Doubling Down and Locking In on Content and Outreach
The Temptation Is Still There. The Results Are Louder.
I’ve written about the urge to build before.
It hasn’t gone away.
But something has shifted — and it’s not that I’ve somehow become immune to the pull. It’s that the results have started talking back. And they’re saying something I can’t ignore.
What Locking In Actually Looks Like
Locking in on outreach and content sounds clean when you write it down.
In practice, it’s messier.
It means some days I’m sending DMs on Instagram to businesses that don’t have websites yet. Other days I’m writing a post, following up with someone on LinkedIn who went quiet two weeks ago, or figuring out what to say on a reel without overthinking it for 45 minutes.
None of it feels like momentum in the moment. It feels like small, repetitive work that may or may not lead anywhere.
But that’s the thing about consistency — it doesn’t announce itself. It just shows up in the numbers eventually.
The Temptation Is Real
I’d be lying if I said the building itch had disappeared.
There are features I want to add. Things I want to redesign. Infrastructure decisions I keep circling back to in my head. Product conversations I’m having with myself that no customer has actually asked for yet.
And the temptation isn’t just building. It’s distraction dressed up as productivity.
A new platform to try. A new tool. A new framework for organising my week that I’d spend three hours setting up and abandon by Thursday.
The impulse usually hits hardest when the outreach feels slow. When a message gets no reply. When a post lands flat. When you’re showing up and it doesn’t seem to matter.
That’s when the brain goes: maybe I should just go build something instead.
Why I’m Not Listening to It
Because the revenue is telling a different story.
New clients have come in. Not from a perfect product.

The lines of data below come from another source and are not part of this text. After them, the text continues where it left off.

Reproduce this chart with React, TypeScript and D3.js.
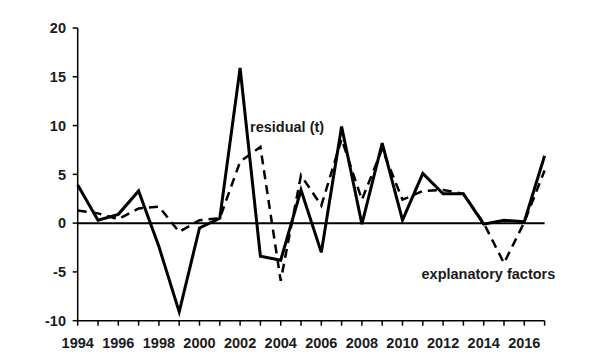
import React from "react";
import * as d3 from "d3";

const years = d3.range(1994, 2018);
const residual = [3.9, 0.3, 0.9, 3.3, -2.4, -9.1, -0.5, 0.5, 15.9, -3.4, -3.8, 3.4, -3.0, 9.9, -0.1, 8.2, 0.3, 5.1, 3.0, 3.0, -0.1, 0.3, 0.15, 6.9];
const explanatory = [1.3, 1.0, 0.4, 1.5, 1.7, -0.9, 0.3, 0.5, 6.3, 7.8, -5.9, 4.9, 1.8, 8.6, 2.4, 7.6, 2.4, 3.3, 3.4, 3.0, 0.0, -4.1, 0.1, 5.4];
const yTicks = [-10, -5, 0, 5, 10, 15, 20];
const xLabels = [1994, 1996, 1998, 2000, 2002, 2004, 2006, 2008, 2010, 2012, 2014, 2016];

export default function App() {
  const x = d3.scaleLinear().domain([1994, 2017]).range([77.7, 544.6]);
  const y = d3.scaleLinear().domain([-10, 20]).range([320.7, 28]);
  const line = d3
    .line<number>()
    .x((_, i) => x(years[i]))
    .y((d) => y(d));
  const font = "'Liberation Sans', Arial, sans-serif";
  return (
    <svg
      width={600}
      height={360}
      style={{ position: "absolute", left: 0, top: 0, background: "#fff" }}
    >
      <rect width={600} height={360} fill="#fff" />
      {/* y axis */}
      <line x1={x(1994)} x2={x(1994)} y1={y(20)} y2={y(-10)} stroke="#000" strokeWidth={1.5} />
      {yTicks.map((t) => (
        <g key={t}>
          <line x1={x(1994) - 5} x2={x(1994)} y1={y(t)} y2={y(t)} stroke="#000" strokeWidth={1.5} />
          <text
            x={66}
            y={y(t)}
            dy="0.36em"
            textAnchor="end"
            fontFamily={font}
            fontWeight="bold"
            fontSize={14.5}
            fill="#1a1a1a"
          >
            {t}
          </text>
        </g>
      ))}
      {/* x axis */}
      <line x1={x(1994)} x2={x(2017)} y1={y(-10)} y2={y(-10)} stroke="#000" strokeWidth={1.5} />
      {years.map((yr) => (
        <line key={yr} x1={x(yr)} x2={x(yr)} y1={y(-10)} y2={y(-10) + 5} stroke="#000" strokeWidth={1.5} />
      ))}
      {xLabels.map((yr) => (
        <text
          key={yr}
          x={x(yr)}
          y={348}
          textAnchor="middle"
          fontFamily={font}
          fontWeight="bold"
          fontSize={14.5}
          fill="#1a1a1a"
        >
          {yr}
        </text>
      ))}
      {/* zero line */}
      <line x1={x(1994)} x2={x(2017)} y1={y(0)} y2={y(0)} stroke="#000" strokeWidth={2} />
      {/* series */}
      <path d={line(explanatory) || ""} fill="none" stroke="#000" strokeWidth={2.5} strokeDasharray="9,6" />
      <path d={line(residual) || ""} fill="none" stroke="#000" strokeWidth={3} strokeLinejoin="miter" />
      <text x={250} y={131.5} fontFamily={font} fontWeight="bold" fontSize={14.5} fill="#1a1a1a">
        residual (t)
      </text>
      <text x={421.5} y={278.5} fontFamily={font} fontWeight="bold" fontSize={14.5} fill="#1a1a1a">
        explanatory factors
      </text>
    </svg>
  );
}
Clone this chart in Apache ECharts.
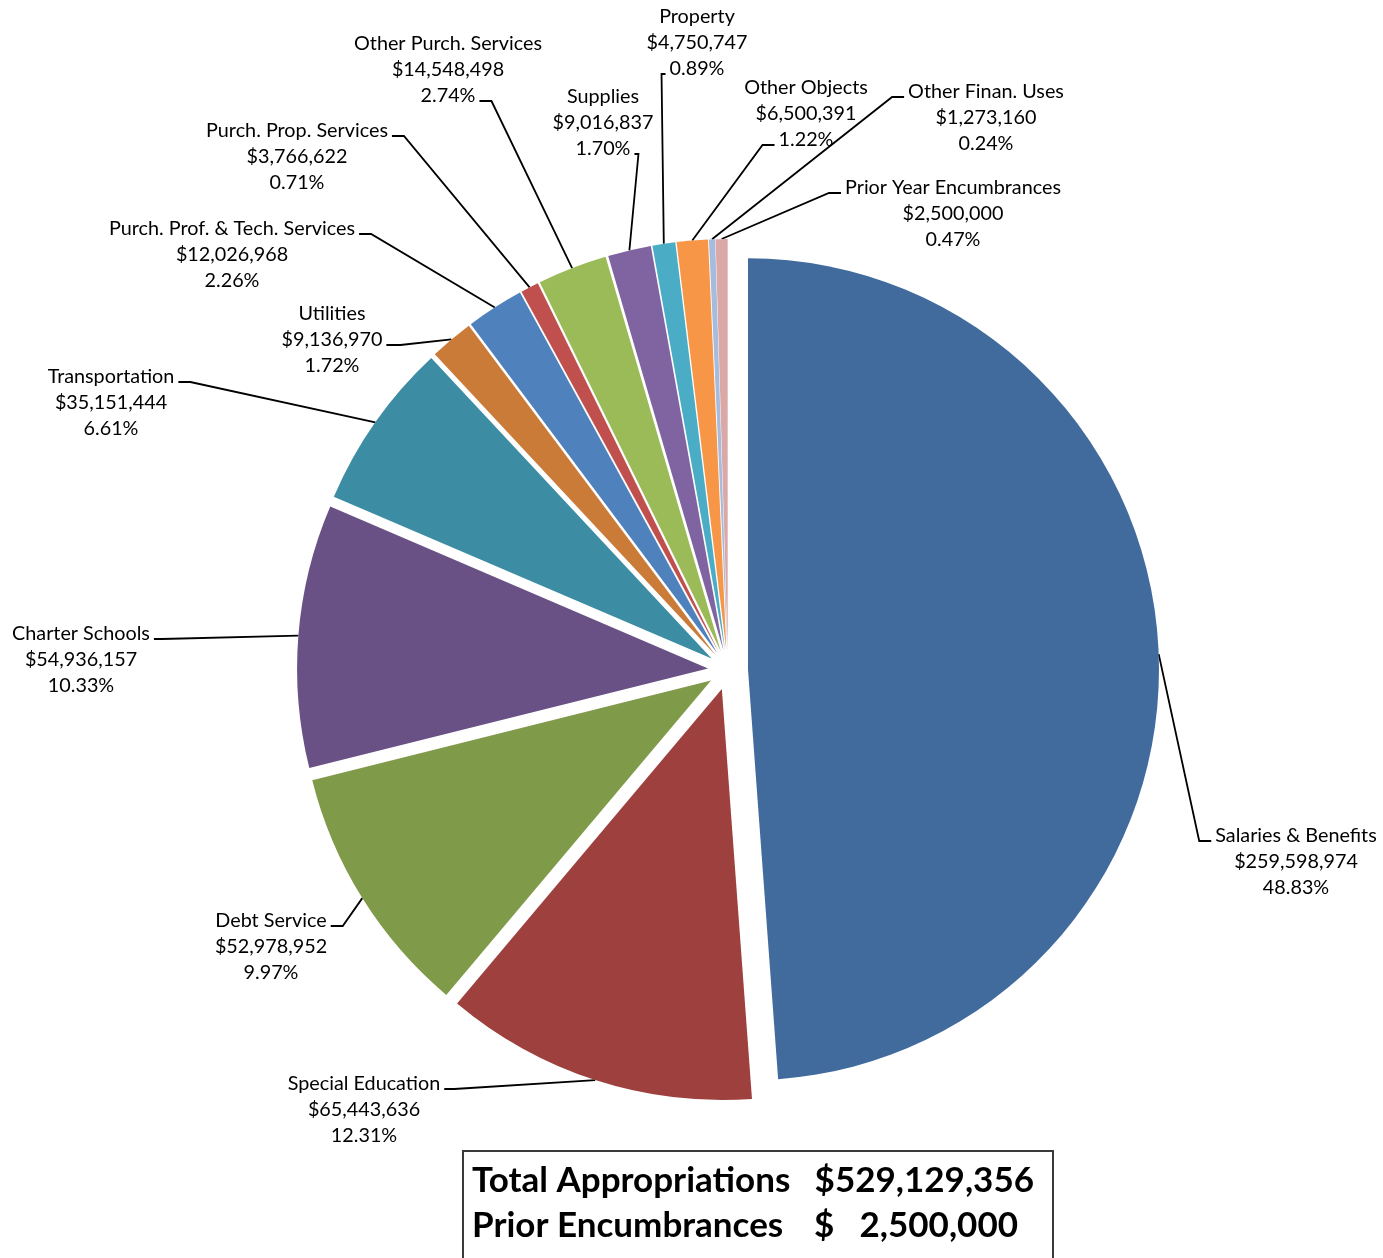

Not from a redesign. Not from a feature nobody asked for.
From conversations. From showing up on platforms. From someone seeing a post and recognising themselves in it. From a follow-up message I almost didn’t send.
That’s the proof. And once you have proof, it’s harder to talk yourself out of the thing that’s working.
The builder part of me wants to credit the product.
The honest part of me knows it was the outreach.
What Doubling Down Means Right Now
It means content is a non-negotiable, not an afterthought.
It means the outreach rhythm doesn’t disappear when I’m busy with client work — that’s exactly when I need to protect it most.
It means building only happens when a paying customer has made it unavoidable.
And it means I’m trying to write more of this. Openly. Because documenting the process is itself a form of content, and it keeps me accountable in a way that a private to-do list never could.
The temptation to build is still there.
But the results are louder.
And I’m choosing to listen to results.